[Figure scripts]
——
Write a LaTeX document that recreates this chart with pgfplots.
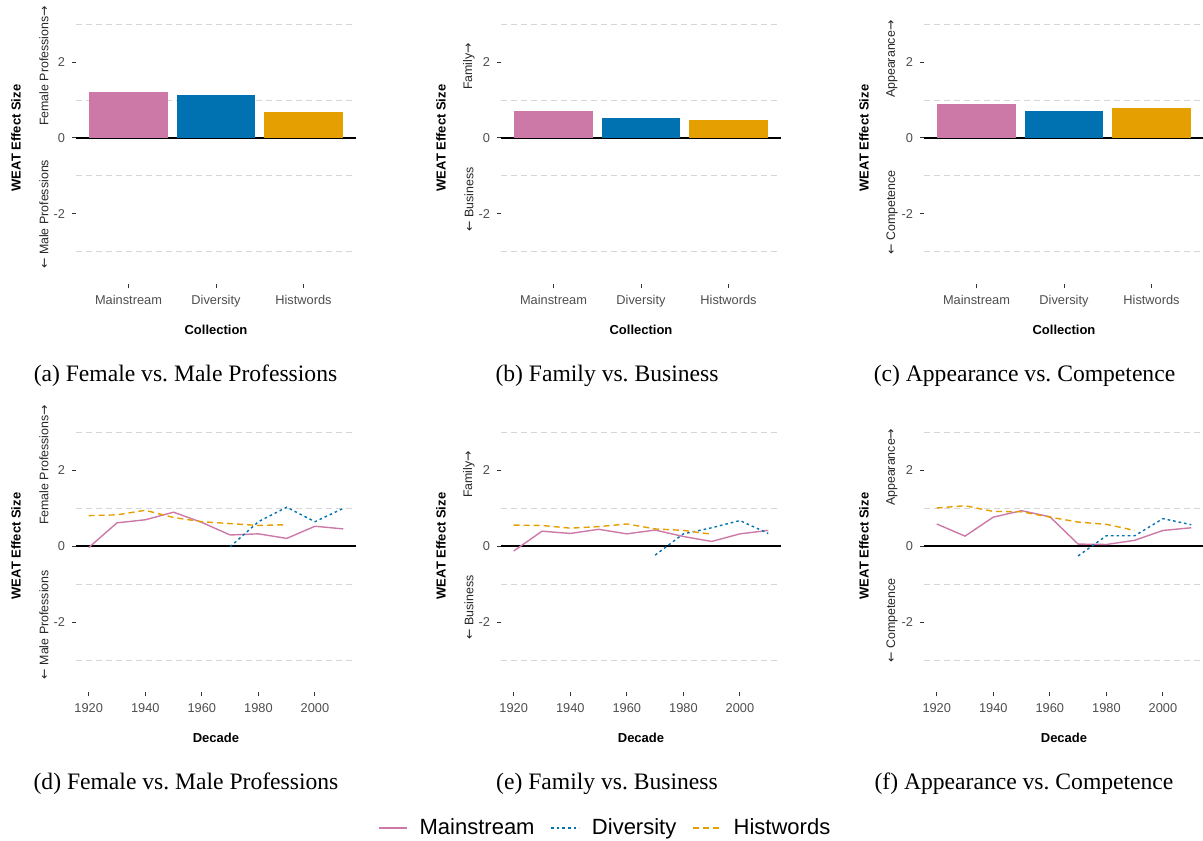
\documentclass[border=0pt]{standalone}
\usepackage{fontspec}
\setmainfont{Liberation Sans}
\newfontfamily\capfont{Liberation Serif}
\newfontfamily\arr{DejaVu Sans}
\usepackage{pgfplots}
\pgfplotsset{compat=1.18}
\frenchspacing
\definecolor{cmain}{HTML}{CC79A7}
\definecolor{cdiv}{HTML}{0072B2}
\definecolor{chist}{HTML}{E69F00}
\definecolor{tickgray}{HTML}{4D4D4D}
\definecolor{gridgray}{HTML}{D6D6D6}
\pgfplotsset{
 weat/.style={
  scale only axis, width=140pt, height=146.3pt,
  ymin=-3.85, ymax=3.85,
  axis line style={draw=none},
  tick pos=left, tick align=outside,
  major tick length=2pt, minor tick length=0pt,
  tick style={color=black!80, line width=0.5pt},
  ytick={-2,0,2}, yticklabels={-2,0,2},
  minor ytick={-3,-1,1,3},
  yminorgrids,
  minor grid style={gridgray, dash pattern=on 3pt off 2pt, line width=0.5pt},
  extra y ticks={0}, extra y tick labels={},
  extra y tick style={grid=major, major grid style={black, line width=0.7pt}, major tick length=0pt},
  ticklabel style={font=\fontsize{6.4}{7}\selectfont, text=tickgray},
  clip=false,
 },
 barax/.style={weat, xmin=-0.6, xmax=2.6, xtick={0,1,2}, xticklabels={Mainstream,Diversity,Histwords}},
 lineax/.style={weat, xmin=1915.5, xmax=2014.5, xtick={1920,1940,1960,1980,2000}, xticklabels={1920,1940,1960,1980,2000}},
 mainst/.style={cmain, line width=0.7pt},
 divst/.style={cdiv, line width=0.7pt, dash pattern=on 1.3pt off 1.5pt},
 histst/.style={chist, line width=0.7pt, dash pattern=on 3pt off 2pt},
}
\newcommand{\labs}[5]{%
  \node[rotate=90, font=\bfseries\fontsize{6.5}{7}\selectfont] at ([xshift=-30pt]axis description cs:0,0.5) {WEAT Effect Size};
  \node[rotate=90, anchor=east, font=\fontsize{6.2}{7}\selectfont, text=black!85] at ([xshift=-16pt]axis description cs:0,#1) {{\arr ←} #2};
  \node[rotate=90, anchor=west, font=\fontsize{6.2}{7}\selectfont, text=black!85] at ([xshift=-16pt]axis description cs:0,#3) {#4{\arr →}};
  \node[font=\bfseries\fontsize{6.5}{7}\selectfont] at ([yshift=-23pt]axis description cs:0.5,0) {#5};
}
\begin{document}
\begin{tikzpicture}
\useasboundingbox (0,0) rectangle (601.5pt,420pt);
% ---------- row 1: bars
\begin{axis}[barax, at={(38pt,277.85pt)}, anchor=south west]
\addplot[ybar, bar width=0.9, bar shift=0pt, fill=cmain, draw=none] coordinates {(0,1.21)};
\addplot[ybar, bar width=0.9, bar shift=0pt, fill=cdiv, draw=none] coordinates {(1,1.13)};
\addplot[ybar, bar width=0.9, bar shift=0pt, fill=chist, draw=none] coordinates {(2,0.68)};
\labs{0.4494}{Male Professions}{0.5169}{Female Professions}{Collection}
\end{axis}
\begin{axis}[barax, at={(250.5pt,277.85pt)}, anchor=south west]
\addplot[ybar, bar width=0.9, bar shift=0pt, fill=cmain, draw=none] coordinates {(0,0.71)};
\addplot[ybar, bar width=0.9, bar shift=0pt, fill=cdiv, draw=none] coordinates {(1,0.53)};
\addplot[ybar, bar width=0.9, bar shift=0pt, fill=chist, draw=none] coordinates {(2,0.47)};
\labs{0.4247}{Business}{0.6403}{Family}{Collection}
\end{axis}
\begin{axis}[barax, at={(462pt,277.85pt)}, anchor=south west]
\addplot[ybar, bar width=0.9, bar shift=0pt, fill=cmain, draw=none] coordinates {(0,0.89)};
\addplot[ybar, bar width=0.9, bar shift=0pt, fill=cdiv, draw=none] coordinates {(1,0.71)};
\addplot[ybar, bar width=0.9, bar shift=0pt, fill=chist, draw=none] coordinates {(2,0.79)};
\labs{0.4143}{Competence}{0.613}{Appearance}{Collection}
\end{axis}
% ---------- row 2: lines
\begin{axis}[lineax, at={(38pt,73.85pt)}, anchor=south west]
\addplot[mainst] coordinates {(1920,-0.04) (1930,0.61) (1940,0.69) (1950,0.89) (1960,0.62) (1970,0.29) (1980,0.32) (1990,0.20) (2000,0.52) (2010,0.45)};
\addplot[divst] coordinates {(1970,-0.02) (1980,0.64) (1990,1.02) (2000,0.64) (2010,0.99)};
\addplot[histst] coordinates {(1920,0.80) (1930,0.82) (1940,0.94) (1950,0.75) (1960,0.64) (1970,0.59) (1980,0.54) (1990,0.56)};
\labs{0.4416}{Male Professions}{0.5481}{Female Professions}{Decade}
\end{axis}
\begin{axis}[lineax, at={(250.5pt,73.85pt)}, anchor=south west,
  legend style={at={(0.376,-0.464)}, anchor=center, draw=none, fill=none, legend columns=3,
    font=\fontsize{11}{13}\selectfont,
    /tikz/every odd column/.append style={column sep=4pt},
    /tikz/every even column/.append style={column sep=6pt}},
  legend image code/.code={\draw[#1] (0pt,0pt) -- (14pt,0pt);}]
\addplot[mainst] coordinates {(1920,-0.13) (1930,0.39) (1940,0.33) (1950,0.44) (1960,0.32) (1970,0.42) (1980,0.25) (1990,0.12) (2000,0.32) (2010,0.41)};
\addlegendentry{Mainstream}
\addplot[divst] coordinates {(1970,-0.24) (1980,0.32) (1990,0.48) (2000,0.67) (2010,0.33)};
\addlegendentry{Diversity}
\addplot[histst] coordinates {(1920,0.55) (1930,0.54) (1940,0.47) (1950,0.51) (1960,0.58) (1970,0.45) (1980,0.41) (1990,0.31)};
\addlegendentry{Histwords}
\labs{0.4247}{Business}{0.6403}{Family}{Decade}
\end{axis}
\begin{axis}[lineax, at={(462pt,73.85pt)}, anchor=south west]
\addplot[mainst] coordinates {(1920,0.58) (1930,0.26) (1940,0.76) (1950,0.93) (1960,0.77) (1970,0.05) (1980,0.04) (1990,0.15) (2000,0.41) (2010,0.48)};
\addplot[divst] coordinates {(1970,-0.26) (1980,0.27) (1990,0.27) (2000,0.72) (2010,0.56)};
\addplot[histst] coordinates {(1920,1.00) (1930,1.06) (1940,0.91) (1950,0.90) (1960,0.76) (1970,0.63) (1980,0.57) (1990,0.41)};
\labs{0.4143}{Competence}{0.613}{Appearance}{Decade}
\end{axis}
% ---------- subcaptions
\begin{scope}[every node/.style={font=\capfont\fontsize{11.8}{14}\selectfont}]
\node at (92.75pt,232pt) {(a) Female vs. Male Professions};
\node at (303.5pt,232pt) {(b) Family vs. Business};
\node at (512.25pt,232pt) {(c) Appearance vs. Competence};
\node at (93pt,28pt) {(d) Female vs. Male Professions};
\node at (303.5pt,28pt) {(e) Family vs. Business};
\node at (512pt,28pt) {(f) Appearance vs. Competence};
\end{scope}
\end{tikzpicture}
\end{document}
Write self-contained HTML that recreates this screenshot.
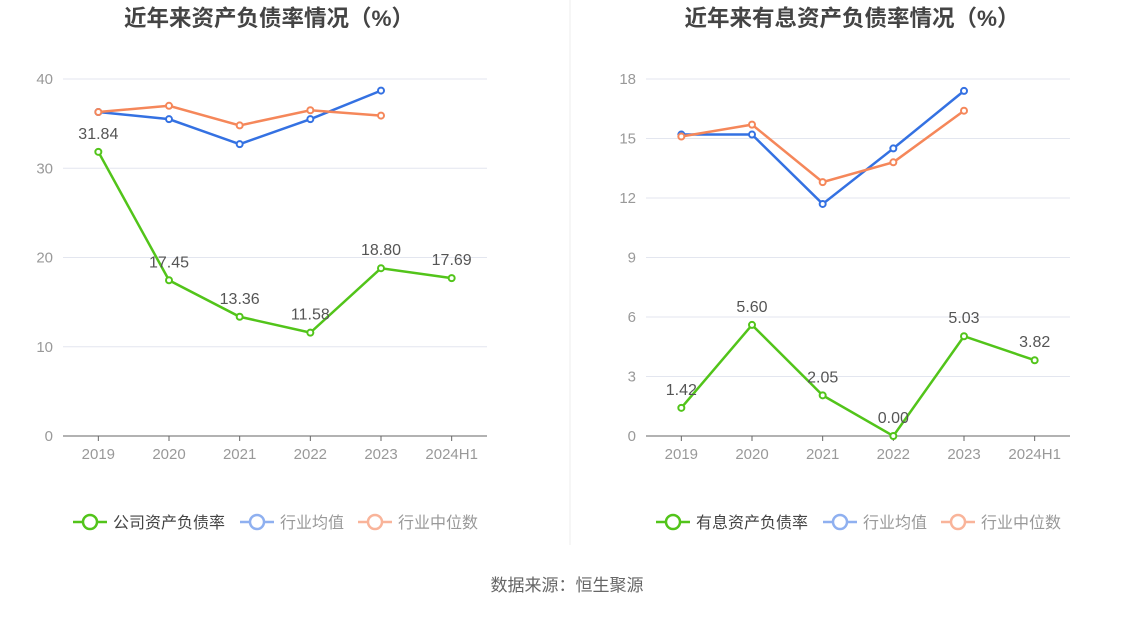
<!DOCTYPE html>
<html><head><meta charset="utf-8"><style>
body{margin:0;background:#fff;}
svg{font-family:"Liberation Sans","Noto Sans CJK SC",sans-serif;}
</style></head><body>
<svg id="c" width="1134" height="612" xmlns="http://www.w3.org/2000/svg"></svg>
<script>
const categories=["2019","2020","2021","2022","2023","2024H1"];
const leftCompany=[31.84,17.45,13.36,11.58,18.80,17.69];
const leftAvg=[36.3,35.5,32.7,35.5,38.7];
const leftMedian=[36.3,37.0,34.8,36.5,35.9];
const leftTicks=[0,10,20,30,40];
const rightCompany=[1.42,5.60,2.05,0.00,5.03,3.82];
const rightAvg=[15.2,15.2,11.7,14.5,17.4];
const rightMedian=[15.1,15.7,12.8,13.8,16.4];
const rightTicks=[0,3,6,9,12,15,18];
const NS="http://www.w3.org/2000/svg";
const svg=document.getElementById('c');
function el(t,a,p){const e=document.createElementNS(NS,t);for(const k in a)e.setAttribute(k,a[k]);(p||svg).appendChild(e);return e;}
const G="#52c41a",B="#3471e2",O="#f5875a";
function panel(x0,x1,max,ticks,comp,avg,med,title,names,pfx){
  const g=el('g',{});
  
  
  const yT=79,yB=436;
  const y=v=>yB-(v/max)*(yB-yT);
  const bw=(x1-x0)/categories.length;
  const x=i=>x0+bw*(i+0.5);
  const t=el('text',{x:(x0+x1)/2-6,y:26,'text-anchor':'middle','font-size':22.5,'font-weight':'bold',fill:'#444'},g);
  t.textContent=title;
  
  
  ticks.forEach(v=>{
    if(v>0){const l=el('line',{x1:x0,x2:x1,y1:y(v),y2:y(v),stroke:'#e3e6ef'},g);
    
    }
    const tl=el('text',{x:x0-10,y:y(v)+5,'text-anchor':'end','font-size':15,fill:'#999'},g);
    tl.textContent=v;
    
    
  });
  const ax=el('line',{x1:x0,x2:x1,y1:yB,y2:yB,stroke:'#666'},g);
  
  
  categories.forEach((c,i)=>{
    el('line',{x1:x(i),x2:x(i),y1:yB,y2:yB+5,stroke:'#666'},g);
    const tl=el('text',{x:x(i),y:459,'text-anchor':'middle','font-size':15,fill:'#999'},g);
    tl.textContent=c;
    
    
  });
  function series(d,col,nm,labels){
    const pts=d.map((v,i)=>x(i)+','+y(v)).join(' ');
    const pl=el('polyline',{points:pts,fill:'none',stroke:col,'stroke-width':2.5},g);
    
    
    d.forEach((v,i)=>{
      const c=el('circle',{cx:x(i),cy:y(v),r:3,fill:'#fff',stroke:col,'stroke-width':2},g);
      
      
      if(labels){const l=el('text',{x:x(i),y:y(v)-13,'text-anchor':'middle','font-size':16,fill:'#555'},g);
        l.textContent=v.toFixed(2);
        
        }
    });
  }
  series(avg,B,pfx+'-avg',false);
  series(med,O,pfx+'-median',false);
  series(comp,G,pfx+'-company',true);
  const lx=[x0+10,x0+177,x0+295];
  const cols=[G,"#8fb0f0","#f9b49a"];
  names.forEach((n,i)=>{
    const lg=el('g',{},g);
    
    
    el('line',{x1:lx[i],x2:lx[i]+34,y1:522,y2:522,stroke:cols[i],'stroke-width':2.5},lg);
    el('circle',{cx:lx[i]+17,cy:522,r:7,fill:'#fff',stroke:cols[i],'stroke-width':2.5},lg);
    const tt=el('text',{x:lx[i]+40,y:528,'font-size':16,fill:i==0?'#444':'#999'},lg);
    tt.textContent=n;
  });
}
panel(63,487,40,leftTicks,leftCompany,leftAvg,leftMedian,"近年来资产负债率情况（%）",["公司资产负债率","行业均值","行业中位数"],'left');
panel(646,1070,18,rightTicks,rightCompany,rightAvg,rightMedian,"近年来有息资产负债率情况（%）",["有息资产负债率","行业均值","行业中位数"],'right');
const d=el('line',{x1:570,x2:570,y1:0,y2:545,stroke:'#eee'});


const s=el('text',{x:567,y:591,'text-anchor':'middle','font-size':17,fill:'#666'});
s.textContent="数据来源：恒生聚源";


</script>
</body></html>
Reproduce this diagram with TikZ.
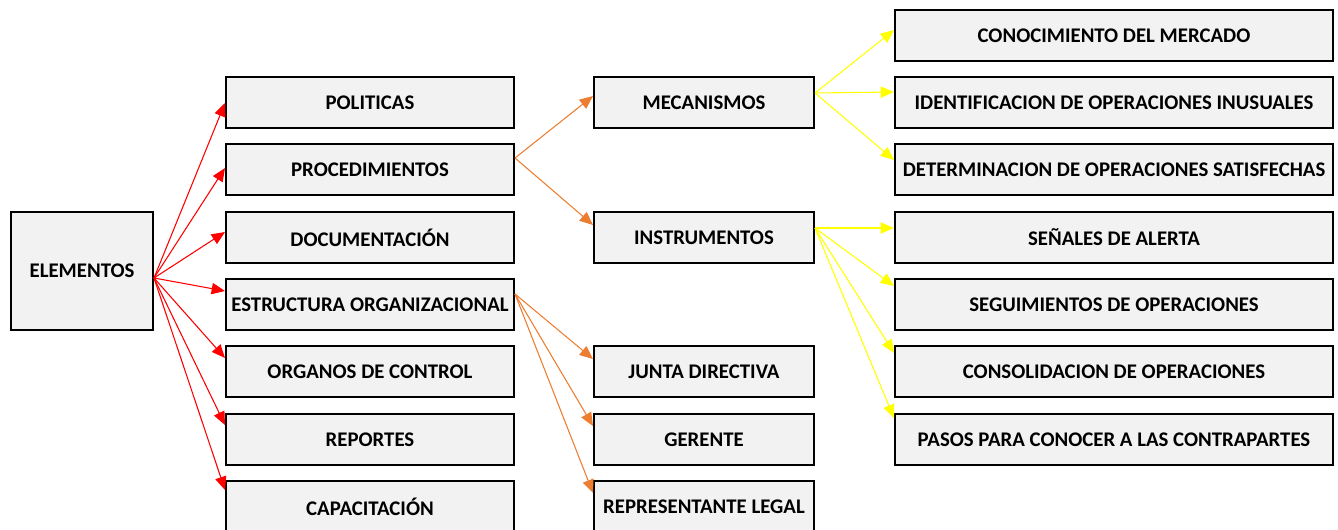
\documentclass[tikz,border=0pt]{standalone}
\usepackage{fontspec}
\setmainfont{Carlito}
\usetikzlibrary{arrows.meta,calc}
\definecolor{boxgray}{RGB}{242,242,242}
\definecolor{linkred}{RGB}{255,0,0}
\definecolor{linkorange}{RGB}{237,125,49}
\definecolor{linkyellow}{RGB}{255,255,0}
\tikzset{
  ar/.style={-{Triangle[length=10pt,width=8.5pt]},line width=0.8pt},
  arR/.style={ar,linkred},
  arO/.style={ar,linkorange},
  arY/.style={ar,linkyellow},
}

\begin{document}
\begin{tikzpicture}[x=0.75pt,y=-0.75pt,
    box/.style={draw,line width=1.5pt,fill=boxgray,inner sep=1pt,
                minimum height=38.25pt,align=center,
                font=\fontsize{15.6}{18}\selectfont\bfseries},
    boxA/.style={box,minimum width=216pt},
    boxB/.style={box,minimum width=165pt},
    boxC/.style={box,minimum width=328.5pt}
  ]
    \useasboundingbox (0,0) rectangle (1338,529);
    % raiz
    \node[box,minimum width=106.5pt,minimum height=88.5pt] (elem) at (82,271) {ELEMENTOS};
    % primer nivel
    \node[boxA] (pol)  at (370,102.5) {POLITICAS};
    \node[boxA] (proc) at (370,169.5) {PROCEDIMIENTOS};
    \node[boxA] (doc)  at (370,237.5) {DOCUMENTACIÓN};
    \node[boxA] (estr) at (370,304.5) {ESTRUCTURA ORGANIZACIONAL};
    \node[boxA] (org)  at (370,371.5) {ORGANOS DE CONTROL};
    \node[boxA] (rep)  at (370,439.5) {REPORTES};
    \node[boxA] (cap)  at (370,506.5) {CAPACITACIÓN};
    % segundo nivel
    \node[boxB] (mec)   at (704,102.5) {MECANISMOS};
    \node[boxB] (ins)   at (704,237.5) {INSTRUMENTOS};
    \node[boxB] (junta) at (704,371.5) {JUNTA DIRECTIVA};
    \node[boxB] (ger)   at (704,439.5) {GERENTE};
    \node[boxB] (repl)  at (704,506.5) {REPRESENTANTE LEGAL};
    % tercer nivel
    \node[boxC] (con)  at (1114,35.5)  {CONOCIMIENTO DEL MERCADO};
    \node[boxC] (ide)  at (1114,102.5) {IDENTIFICACION DE OPERACIONES INUSUALES};
    \node[boxC] (det)  at (1114,169.5) {DETERMINACION DE OPERACIONES SATISFECHAS};
    \node[boxC] (sen)  at (1114,237.5) {SEÑALES DE ALERTA};
    \node[boxC] (seg)  at (1114,304.5) {SEGUIMIENTOS DE OPERACIONES};
    \node[boxC] (cons) at (1114,371.5) {CONSOLIDACION DE OPERACIONES};
    \node[boxC] (pas)  at (1114,439.5) {PASOS PARA CONOCER A LAS CONTRAPARTES};
    % flechas rojas
    \coordinate (e0) at ($(elem.east)+(0,7)$);
    \draw[arR] (e0) -- ($(pol.west)+(0,0.5)$);
    \draw[arR] (e0) -- ($(proc.west)+(0,-1.5)$);
    \draw[arR] (e0) -- ($(doc.west)+(0,-5.5)$);
    \draw[arR] (e0) -- ($(estr.west)+(0,-13.5)$);
    \draw[arR] (e0) -- ($(org.west)+(0,-13.5)$);
    \draw[arR] (e0) -- ($(rep.west)+(0,-14.5)$);
    \draw[arR] (e0) -- ($(cap.west)+(0,-16.5)$);
    % flechas naranjas
    \coordinate (p0) at ($(proc.east)+(0,-11.5)$);
    \draw[arO] (p0) -- ($(mec.west)+(0,-6.5)$);
    \draw[arO] (p0) -- ($(ins.west)+(0,-12.5)$);
    \coordinate (s0) at ($(estr.east)+(0,-10.5)$);
    \draw[arO] (s0) -- ($(junta.west)+(0,-12.5)$);
    \draw[arO] (s0) -- ($(ger.west)+(0,-13.5)$);
    \draw[arO] (s0) -- ($(repl.west)+(0,-13.5)$);
    % flechas amarillas
    \coordinate (m0) at ($(mec.east)+(0,-9.5)$);
    \draw[arY] (m0) -- ($(con.west)+(0,-5.5)$);
    \draw[arY] (m0) -- ($(ide.west)+(0,-10.5)$);
    \draw[arY] (m0) -- ($(det.west)+(0,-9.5)$);
    \coordinate (i0) at ($(ins.east)+(0,-9.5)$);
    \draw[arY] (i0) -- ($(sen.west)+(0,-9.5)$);
    \draw[arY] (i0) -- ($(seg.west)+(0,-18.5)$);
    \draw[arY] (i0) -- ($(cons.west)+(0,-18.5)$);
    \draw[arY] (i0) -- ($(pas.west)+(0,-21.5)$);
  \end{tikzpicture}
\end{document}
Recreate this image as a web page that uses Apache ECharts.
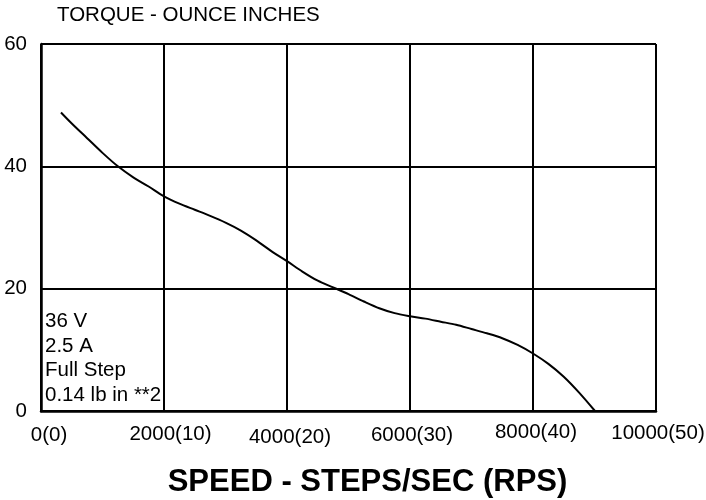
——
Exercise: Using the records above, select and copy every line that has the word "image".

Solution:
  legend image code/.code={\draw[#1] (0pt,0pt) -- (14pt,0pt);}]
Recreate this image as a web page that uses Apache ECharts.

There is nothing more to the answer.